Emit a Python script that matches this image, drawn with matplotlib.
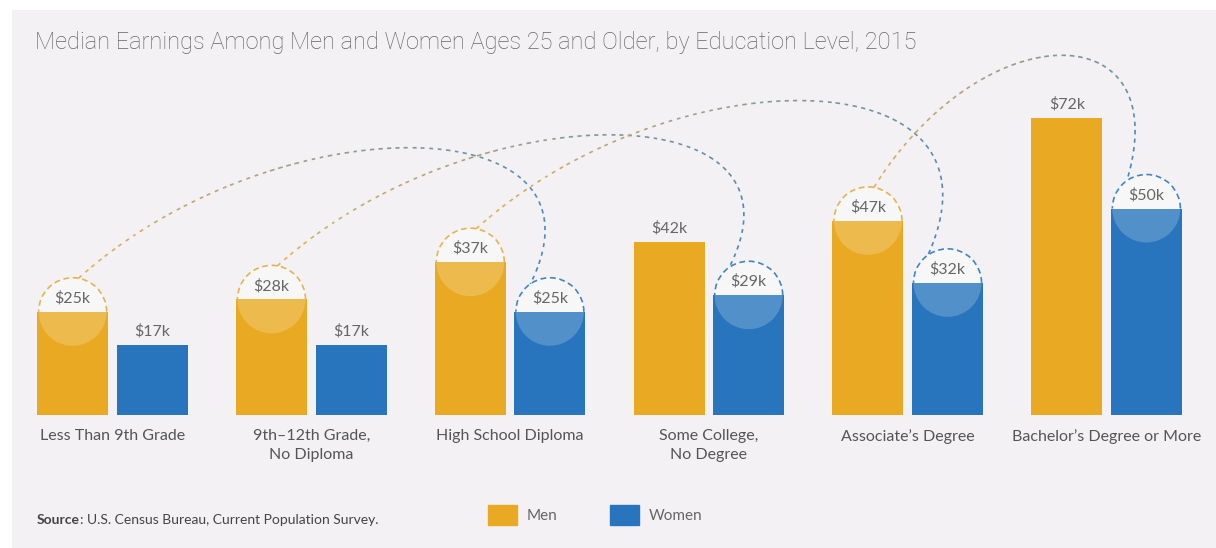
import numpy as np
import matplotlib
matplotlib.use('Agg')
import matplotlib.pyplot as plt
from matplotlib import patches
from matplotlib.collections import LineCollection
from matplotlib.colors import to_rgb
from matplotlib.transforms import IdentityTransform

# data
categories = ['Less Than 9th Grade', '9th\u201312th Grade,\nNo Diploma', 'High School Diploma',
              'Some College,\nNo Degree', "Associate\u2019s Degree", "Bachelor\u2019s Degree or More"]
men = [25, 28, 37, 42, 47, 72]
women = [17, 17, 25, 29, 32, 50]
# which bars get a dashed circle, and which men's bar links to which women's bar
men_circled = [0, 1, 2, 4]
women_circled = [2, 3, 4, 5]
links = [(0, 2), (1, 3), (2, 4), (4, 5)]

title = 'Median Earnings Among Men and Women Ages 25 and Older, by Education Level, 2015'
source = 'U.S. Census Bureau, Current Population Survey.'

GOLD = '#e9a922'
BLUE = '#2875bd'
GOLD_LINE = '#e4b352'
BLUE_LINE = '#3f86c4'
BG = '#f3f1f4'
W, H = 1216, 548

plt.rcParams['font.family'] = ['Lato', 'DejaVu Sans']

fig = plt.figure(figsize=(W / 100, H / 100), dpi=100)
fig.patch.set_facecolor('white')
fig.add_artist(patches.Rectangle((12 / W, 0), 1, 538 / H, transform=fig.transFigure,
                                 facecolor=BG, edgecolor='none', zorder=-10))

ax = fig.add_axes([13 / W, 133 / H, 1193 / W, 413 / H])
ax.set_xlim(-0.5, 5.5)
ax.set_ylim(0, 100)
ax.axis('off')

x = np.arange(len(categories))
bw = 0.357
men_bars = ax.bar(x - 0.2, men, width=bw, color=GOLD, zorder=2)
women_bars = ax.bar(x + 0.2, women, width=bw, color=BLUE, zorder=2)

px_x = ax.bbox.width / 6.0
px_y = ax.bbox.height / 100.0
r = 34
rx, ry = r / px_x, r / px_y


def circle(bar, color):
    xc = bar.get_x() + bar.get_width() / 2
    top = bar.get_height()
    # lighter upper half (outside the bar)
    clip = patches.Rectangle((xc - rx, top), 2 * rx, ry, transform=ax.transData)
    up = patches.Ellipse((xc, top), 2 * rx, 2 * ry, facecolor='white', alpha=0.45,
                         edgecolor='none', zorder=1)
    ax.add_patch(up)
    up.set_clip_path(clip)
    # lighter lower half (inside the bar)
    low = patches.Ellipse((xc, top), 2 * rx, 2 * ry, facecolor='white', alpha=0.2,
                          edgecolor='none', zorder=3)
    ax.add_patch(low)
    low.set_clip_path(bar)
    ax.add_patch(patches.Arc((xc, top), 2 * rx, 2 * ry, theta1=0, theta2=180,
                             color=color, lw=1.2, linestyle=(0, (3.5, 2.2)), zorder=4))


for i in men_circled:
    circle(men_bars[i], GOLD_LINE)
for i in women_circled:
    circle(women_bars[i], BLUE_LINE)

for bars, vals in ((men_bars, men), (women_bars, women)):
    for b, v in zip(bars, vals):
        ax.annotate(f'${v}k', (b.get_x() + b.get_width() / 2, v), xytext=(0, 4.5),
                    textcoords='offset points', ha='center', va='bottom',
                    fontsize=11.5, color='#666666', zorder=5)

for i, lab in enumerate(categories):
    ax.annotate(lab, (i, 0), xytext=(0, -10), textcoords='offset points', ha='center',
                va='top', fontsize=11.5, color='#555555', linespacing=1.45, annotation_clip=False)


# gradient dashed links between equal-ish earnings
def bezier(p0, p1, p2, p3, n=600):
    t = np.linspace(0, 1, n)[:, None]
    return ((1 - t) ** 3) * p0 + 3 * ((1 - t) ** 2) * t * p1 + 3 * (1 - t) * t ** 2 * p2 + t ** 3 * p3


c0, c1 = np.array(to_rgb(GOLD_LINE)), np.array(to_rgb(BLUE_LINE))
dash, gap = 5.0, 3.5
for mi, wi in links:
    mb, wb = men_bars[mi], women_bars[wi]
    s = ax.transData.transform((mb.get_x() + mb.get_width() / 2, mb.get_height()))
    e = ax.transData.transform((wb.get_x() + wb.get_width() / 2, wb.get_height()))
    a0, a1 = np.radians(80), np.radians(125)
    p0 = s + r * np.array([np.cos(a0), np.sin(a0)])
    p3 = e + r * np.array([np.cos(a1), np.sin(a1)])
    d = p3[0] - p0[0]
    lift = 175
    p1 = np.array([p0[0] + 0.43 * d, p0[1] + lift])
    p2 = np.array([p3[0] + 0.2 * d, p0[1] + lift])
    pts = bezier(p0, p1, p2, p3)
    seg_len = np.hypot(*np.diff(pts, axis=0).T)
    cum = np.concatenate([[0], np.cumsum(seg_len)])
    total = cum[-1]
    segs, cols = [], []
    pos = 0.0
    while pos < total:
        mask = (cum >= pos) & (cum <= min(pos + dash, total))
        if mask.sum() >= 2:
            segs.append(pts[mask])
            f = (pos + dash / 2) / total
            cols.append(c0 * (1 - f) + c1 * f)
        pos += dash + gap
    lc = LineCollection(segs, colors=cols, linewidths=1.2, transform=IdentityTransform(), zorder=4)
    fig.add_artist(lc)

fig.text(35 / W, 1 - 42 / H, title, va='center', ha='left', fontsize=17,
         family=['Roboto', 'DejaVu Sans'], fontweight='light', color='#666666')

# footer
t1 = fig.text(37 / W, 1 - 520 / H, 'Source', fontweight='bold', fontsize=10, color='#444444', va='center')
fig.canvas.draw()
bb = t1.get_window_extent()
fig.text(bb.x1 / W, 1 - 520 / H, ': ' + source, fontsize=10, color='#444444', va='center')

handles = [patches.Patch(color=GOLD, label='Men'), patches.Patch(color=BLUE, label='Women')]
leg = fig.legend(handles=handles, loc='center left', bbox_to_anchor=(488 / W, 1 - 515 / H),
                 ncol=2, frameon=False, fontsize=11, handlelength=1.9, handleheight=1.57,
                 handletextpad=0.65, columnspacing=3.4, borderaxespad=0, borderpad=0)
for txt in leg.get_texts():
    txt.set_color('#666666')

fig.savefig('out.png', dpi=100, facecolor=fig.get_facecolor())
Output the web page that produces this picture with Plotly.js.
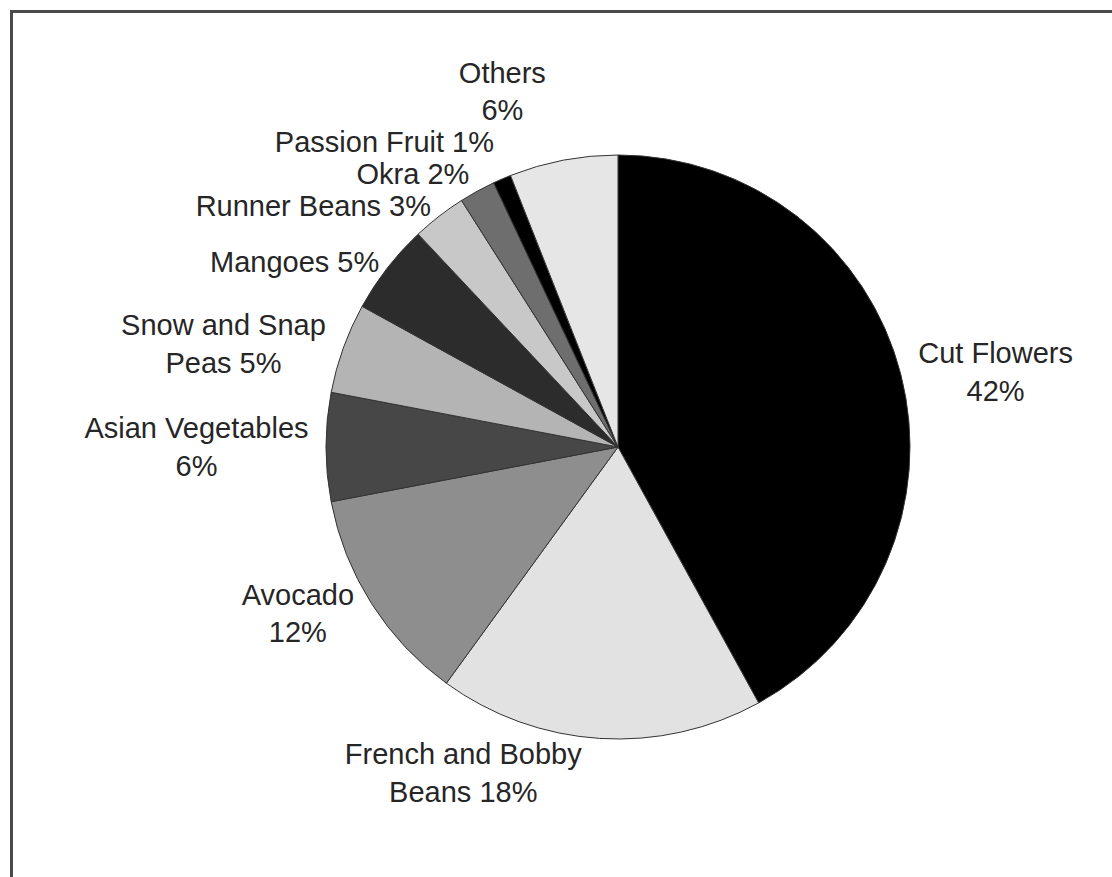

:::::

• WHAT TO PRODUCE: Starting at the top of the listing above, please restate word for word each line up to and including the one that holds "from matplotlib.transforms import", omitting every image.

• FINAL RESULT:
Emit a Python script that matches this image, drawn with matplotlib.
import numpy as np
import matplotlib
matplotlib.use('Agg')
import matplotlib.pyplot as plt
from matplotlib import patches
from matplotlib.collections import LineCollection
from matplotlib.colors import to_rgb
from matplotlib.transforms import IdentityTransform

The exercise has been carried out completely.